** start GIVEN MATERIAL **
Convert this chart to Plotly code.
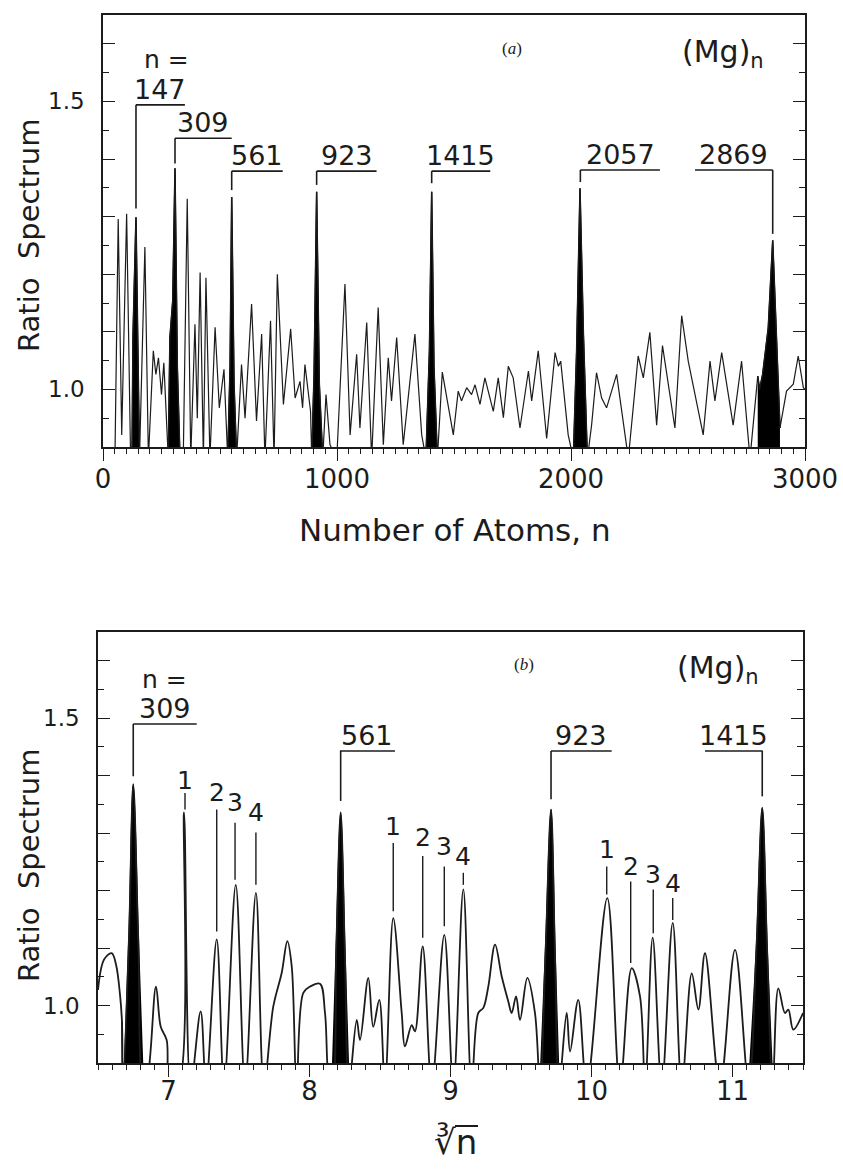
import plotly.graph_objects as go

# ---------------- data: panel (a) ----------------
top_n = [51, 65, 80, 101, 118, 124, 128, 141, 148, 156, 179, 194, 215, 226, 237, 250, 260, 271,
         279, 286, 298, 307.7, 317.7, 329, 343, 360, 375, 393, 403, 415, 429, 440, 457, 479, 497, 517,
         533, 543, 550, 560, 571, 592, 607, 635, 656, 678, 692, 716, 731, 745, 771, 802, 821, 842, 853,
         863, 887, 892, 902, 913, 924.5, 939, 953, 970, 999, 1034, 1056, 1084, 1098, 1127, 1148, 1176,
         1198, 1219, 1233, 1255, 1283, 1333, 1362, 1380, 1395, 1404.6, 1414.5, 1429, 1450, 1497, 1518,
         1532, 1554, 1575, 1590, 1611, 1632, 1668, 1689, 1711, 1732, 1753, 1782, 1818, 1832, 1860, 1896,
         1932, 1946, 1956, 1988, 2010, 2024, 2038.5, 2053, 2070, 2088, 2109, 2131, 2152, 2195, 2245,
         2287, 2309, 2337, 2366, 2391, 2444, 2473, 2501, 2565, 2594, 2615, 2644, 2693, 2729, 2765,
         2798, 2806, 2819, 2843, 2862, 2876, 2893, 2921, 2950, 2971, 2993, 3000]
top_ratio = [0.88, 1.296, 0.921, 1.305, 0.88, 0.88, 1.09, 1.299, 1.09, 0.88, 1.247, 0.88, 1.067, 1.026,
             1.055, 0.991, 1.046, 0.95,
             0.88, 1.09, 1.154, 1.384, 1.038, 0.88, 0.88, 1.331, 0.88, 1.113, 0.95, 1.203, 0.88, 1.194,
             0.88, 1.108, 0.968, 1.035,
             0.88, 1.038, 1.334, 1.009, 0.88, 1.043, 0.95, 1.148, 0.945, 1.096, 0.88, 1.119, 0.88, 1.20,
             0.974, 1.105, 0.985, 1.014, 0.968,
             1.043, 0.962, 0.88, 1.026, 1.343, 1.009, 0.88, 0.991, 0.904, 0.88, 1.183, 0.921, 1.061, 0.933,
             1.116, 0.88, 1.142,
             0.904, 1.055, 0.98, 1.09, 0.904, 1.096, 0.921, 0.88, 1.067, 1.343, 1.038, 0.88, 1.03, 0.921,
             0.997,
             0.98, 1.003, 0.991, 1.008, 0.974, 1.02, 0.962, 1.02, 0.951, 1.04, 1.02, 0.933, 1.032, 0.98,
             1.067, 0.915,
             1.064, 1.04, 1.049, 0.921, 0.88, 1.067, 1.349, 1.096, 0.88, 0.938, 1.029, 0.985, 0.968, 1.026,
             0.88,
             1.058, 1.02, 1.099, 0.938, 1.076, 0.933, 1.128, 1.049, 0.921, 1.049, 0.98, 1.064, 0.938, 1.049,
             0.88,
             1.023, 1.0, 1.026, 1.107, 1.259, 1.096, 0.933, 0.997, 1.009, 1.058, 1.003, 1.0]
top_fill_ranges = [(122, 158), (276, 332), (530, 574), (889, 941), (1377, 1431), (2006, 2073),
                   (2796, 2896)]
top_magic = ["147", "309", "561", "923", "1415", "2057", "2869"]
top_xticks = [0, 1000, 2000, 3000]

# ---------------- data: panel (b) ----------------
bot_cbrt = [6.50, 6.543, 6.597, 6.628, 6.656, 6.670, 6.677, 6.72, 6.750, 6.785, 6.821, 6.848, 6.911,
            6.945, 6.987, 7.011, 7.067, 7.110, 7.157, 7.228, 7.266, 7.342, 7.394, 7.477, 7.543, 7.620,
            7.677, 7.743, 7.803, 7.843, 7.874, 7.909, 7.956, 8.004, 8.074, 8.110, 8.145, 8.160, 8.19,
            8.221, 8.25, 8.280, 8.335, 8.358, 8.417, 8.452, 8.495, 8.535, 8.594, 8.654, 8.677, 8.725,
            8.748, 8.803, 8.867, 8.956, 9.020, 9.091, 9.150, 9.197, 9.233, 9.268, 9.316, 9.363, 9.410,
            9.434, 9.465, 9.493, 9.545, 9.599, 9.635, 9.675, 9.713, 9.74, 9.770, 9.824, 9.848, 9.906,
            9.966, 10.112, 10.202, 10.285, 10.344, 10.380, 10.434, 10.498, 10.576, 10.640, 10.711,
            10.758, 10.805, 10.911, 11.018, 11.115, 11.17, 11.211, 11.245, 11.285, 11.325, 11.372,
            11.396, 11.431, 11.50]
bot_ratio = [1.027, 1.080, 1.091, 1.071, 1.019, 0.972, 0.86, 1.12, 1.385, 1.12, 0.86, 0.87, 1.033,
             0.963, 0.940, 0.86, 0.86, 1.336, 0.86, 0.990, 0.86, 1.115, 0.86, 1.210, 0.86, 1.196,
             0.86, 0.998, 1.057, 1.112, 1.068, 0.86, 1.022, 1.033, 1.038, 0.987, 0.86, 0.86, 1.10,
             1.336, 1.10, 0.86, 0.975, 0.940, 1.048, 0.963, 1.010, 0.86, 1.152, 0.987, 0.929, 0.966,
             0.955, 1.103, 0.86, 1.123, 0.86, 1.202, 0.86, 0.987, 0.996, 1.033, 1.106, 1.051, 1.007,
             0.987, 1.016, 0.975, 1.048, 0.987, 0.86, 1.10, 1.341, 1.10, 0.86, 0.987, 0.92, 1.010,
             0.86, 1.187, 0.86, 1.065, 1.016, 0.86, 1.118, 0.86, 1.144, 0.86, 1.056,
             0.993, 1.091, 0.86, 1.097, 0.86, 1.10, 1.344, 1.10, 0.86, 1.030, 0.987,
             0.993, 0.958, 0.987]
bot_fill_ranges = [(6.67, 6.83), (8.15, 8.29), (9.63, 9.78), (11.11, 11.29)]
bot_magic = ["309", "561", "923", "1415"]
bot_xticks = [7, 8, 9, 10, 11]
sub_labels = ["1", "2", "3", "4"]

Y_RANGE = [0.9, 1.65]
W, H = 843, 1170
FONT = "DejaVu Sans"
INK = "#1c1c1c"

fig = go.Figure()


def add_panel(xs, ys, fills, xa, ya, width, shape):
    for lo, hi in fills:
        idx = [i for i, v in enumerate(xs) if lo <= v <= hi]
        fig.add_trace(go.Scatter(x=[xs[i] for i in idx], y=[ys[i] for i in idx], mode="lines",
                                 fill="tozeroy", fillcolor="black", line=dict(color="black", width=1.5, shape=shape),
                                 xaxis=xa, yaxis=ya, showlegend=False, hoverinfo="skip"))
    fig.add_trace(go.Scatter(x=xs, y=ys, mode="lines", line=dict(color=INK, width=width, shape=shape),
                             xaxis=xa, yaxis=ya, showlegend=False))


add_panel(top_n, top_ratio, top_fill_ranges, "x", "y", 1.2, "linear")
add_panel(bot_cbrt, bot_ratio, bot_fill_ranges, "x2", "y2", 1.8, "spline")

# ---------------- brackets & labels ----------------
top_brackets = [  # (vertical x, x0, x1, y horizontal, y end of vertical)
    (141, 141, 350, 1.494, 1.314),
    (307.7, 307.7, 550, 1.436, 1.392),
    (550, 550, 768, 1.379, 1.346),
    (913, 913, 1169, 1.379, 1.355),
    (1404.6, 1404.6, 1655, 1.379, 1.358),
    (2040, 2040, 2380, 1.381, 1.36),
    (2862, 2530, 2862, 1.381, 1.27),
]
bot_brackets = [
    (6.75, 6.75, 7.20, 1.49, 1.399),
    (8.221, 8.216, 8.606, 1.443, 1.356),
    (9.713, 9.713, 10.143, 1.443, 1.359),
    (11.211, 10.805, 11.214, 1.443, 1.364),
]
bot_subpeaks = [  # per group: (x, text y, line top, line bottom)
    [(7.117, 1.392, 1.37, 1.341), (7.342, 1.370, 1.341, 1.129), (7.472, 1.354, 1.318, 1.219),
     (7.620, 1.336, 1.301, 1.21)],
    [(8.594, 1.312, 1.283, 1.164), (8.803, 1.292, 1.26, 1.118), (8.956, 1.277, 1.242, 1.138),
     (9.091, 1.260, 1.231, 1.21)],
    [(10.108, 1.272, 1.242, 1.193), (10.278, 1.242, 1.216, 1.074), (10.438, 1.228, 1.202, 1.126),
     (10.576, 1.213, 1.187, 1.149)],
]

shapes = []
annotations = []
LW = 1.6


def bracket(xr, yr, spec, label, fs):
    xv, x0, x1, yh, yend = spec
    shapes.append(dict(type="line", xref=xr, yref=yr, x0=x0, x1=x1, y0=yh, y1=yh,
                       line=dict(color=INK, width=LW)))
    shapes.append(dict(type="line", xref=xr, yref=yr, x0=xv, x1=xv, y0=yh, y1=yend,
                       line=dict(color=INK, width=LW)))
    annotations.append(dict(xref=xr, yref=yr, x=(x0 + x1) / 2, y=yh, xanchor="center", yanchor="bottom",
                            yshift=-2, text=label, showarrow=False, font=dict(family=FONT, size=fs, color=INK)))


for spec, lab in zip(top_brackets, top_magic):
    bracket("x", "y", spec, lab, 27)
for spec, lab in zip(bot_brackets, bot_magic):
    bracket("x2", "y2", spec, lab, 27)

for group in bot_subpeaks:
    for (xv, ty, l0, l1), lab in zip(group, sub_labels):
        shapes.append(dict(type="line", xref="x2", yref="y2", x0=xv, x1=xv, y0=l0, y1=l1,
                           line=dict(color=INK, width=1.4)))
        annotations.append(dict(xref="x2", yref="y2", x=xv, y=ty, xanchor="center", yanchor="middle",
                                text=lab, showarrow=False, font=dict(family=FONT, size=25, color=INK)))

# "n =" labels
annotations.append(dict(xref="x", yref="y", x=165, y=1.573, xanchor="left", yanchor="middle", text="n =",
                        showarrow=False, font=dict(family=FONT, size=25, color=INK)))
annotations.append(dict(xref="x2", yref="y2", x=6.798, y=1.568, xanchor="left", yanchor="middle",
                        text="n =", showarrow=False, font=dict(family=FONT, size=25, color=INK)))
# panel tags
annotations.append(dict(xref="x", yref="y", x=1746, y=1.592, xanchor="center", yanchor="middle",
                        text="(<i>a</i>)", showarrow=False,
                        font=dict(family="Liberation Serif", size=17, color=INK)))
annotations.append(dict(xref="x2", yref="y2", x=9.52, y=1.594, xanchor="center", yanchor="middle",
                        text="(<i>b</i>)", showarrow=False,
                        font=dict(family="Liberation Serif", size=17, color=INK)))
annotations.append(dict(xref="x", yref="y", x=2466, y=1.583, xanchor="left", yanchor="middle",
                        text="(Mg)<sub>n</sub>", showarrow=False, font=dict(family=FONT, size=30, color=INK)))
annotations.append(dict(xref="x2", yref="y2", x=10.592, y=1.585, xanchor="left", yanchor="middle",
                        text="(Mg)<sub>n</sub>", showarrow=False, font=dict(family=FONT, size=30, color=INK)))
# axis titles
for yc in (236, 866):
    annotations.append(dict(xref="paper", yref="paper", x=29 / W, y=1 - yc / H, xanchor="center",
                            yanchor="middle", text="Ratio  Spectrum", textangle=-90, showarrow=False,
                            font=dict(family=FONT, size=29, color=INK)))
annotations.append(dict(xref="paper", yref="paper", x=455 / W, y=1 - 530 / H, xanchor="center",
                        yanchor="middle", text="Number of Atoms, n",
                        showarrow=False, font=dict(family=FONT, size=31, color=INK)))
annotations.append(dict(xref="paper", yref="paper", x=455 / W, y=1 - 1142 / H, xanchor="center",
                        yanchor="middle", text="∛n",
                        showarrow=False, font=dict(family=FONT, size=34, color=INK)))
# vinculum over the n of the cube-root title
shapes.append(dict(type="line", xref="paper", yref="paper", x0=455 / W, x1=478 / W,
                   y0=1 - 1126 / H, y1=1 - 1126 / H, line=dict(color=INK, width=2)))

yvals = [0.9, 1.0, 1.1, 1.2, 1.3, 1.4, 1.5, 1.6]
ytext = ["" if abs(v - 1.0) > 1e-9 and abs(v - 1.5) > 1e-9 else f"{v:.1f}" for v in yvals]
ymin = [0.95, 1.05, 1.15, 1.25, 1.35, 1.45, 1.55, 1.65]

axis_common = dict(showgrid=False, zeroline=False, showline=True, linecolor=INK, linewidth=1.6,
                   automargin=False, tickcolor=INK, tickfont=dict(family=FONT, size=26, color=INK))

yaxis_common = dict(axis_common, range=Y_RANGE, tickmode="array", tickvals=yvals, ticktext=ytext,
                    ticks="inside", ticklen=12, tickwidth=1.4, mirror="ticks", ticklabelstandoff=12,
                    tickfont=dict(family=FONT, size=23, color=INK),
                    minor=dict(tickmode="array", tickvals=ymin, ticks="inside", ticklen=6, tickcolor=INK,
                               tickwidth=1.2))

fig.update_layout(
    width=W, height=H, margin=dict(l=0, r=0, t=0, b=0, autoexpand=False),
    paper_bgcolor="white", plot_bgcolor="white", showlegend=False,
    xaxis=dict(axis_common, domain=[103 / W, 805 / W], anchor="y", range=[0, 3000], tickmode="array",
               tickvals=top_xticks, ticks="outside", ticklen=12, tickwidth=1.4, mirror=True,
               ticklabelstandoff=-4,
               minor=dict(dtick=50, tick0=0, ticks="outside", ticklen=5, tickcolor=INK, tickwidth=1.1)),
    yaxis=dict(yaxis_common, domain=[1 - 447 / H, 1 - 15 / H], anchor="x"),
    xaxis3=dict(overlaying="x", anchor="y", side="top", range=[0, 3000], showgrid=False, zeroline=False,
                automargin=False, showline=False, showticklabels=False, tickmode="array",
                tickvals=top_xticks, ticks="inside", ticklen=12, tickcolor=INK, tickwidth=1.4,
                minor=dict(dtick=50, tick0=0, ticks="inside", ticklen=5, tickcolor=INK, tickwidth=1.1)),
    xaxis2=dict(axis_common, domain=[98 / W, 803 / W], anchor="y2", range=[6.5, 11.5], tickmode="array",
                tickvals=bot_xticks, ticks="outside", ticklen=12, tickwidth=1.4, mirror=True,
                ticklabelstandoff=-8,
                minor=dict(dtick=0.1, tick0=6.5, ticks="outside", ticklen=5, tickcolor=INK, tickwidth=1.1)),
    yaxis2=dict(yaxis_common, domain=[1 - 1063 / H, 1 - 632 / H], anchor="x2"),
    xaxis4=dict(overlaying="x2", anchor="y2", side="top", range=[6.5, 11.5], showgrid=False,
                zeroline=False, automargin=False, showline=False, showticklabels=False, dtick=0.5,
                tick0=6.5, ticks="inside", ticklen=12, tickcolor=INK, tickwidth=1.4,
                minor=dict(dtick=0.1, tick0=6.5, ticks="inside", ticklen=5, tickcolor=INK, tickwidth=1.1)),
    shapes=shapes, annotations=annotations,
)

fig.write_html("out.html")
** end GIVEN MATERIAL **
= DIRECTION =
Give again, word for word, every line from the top of the data through the line with "import plotly.graph_objects as go", both ends included, and exclude the pictures.

= WORKED ANSWER =
Convert this chart to Plotly code.
import plotly.graph_objects as go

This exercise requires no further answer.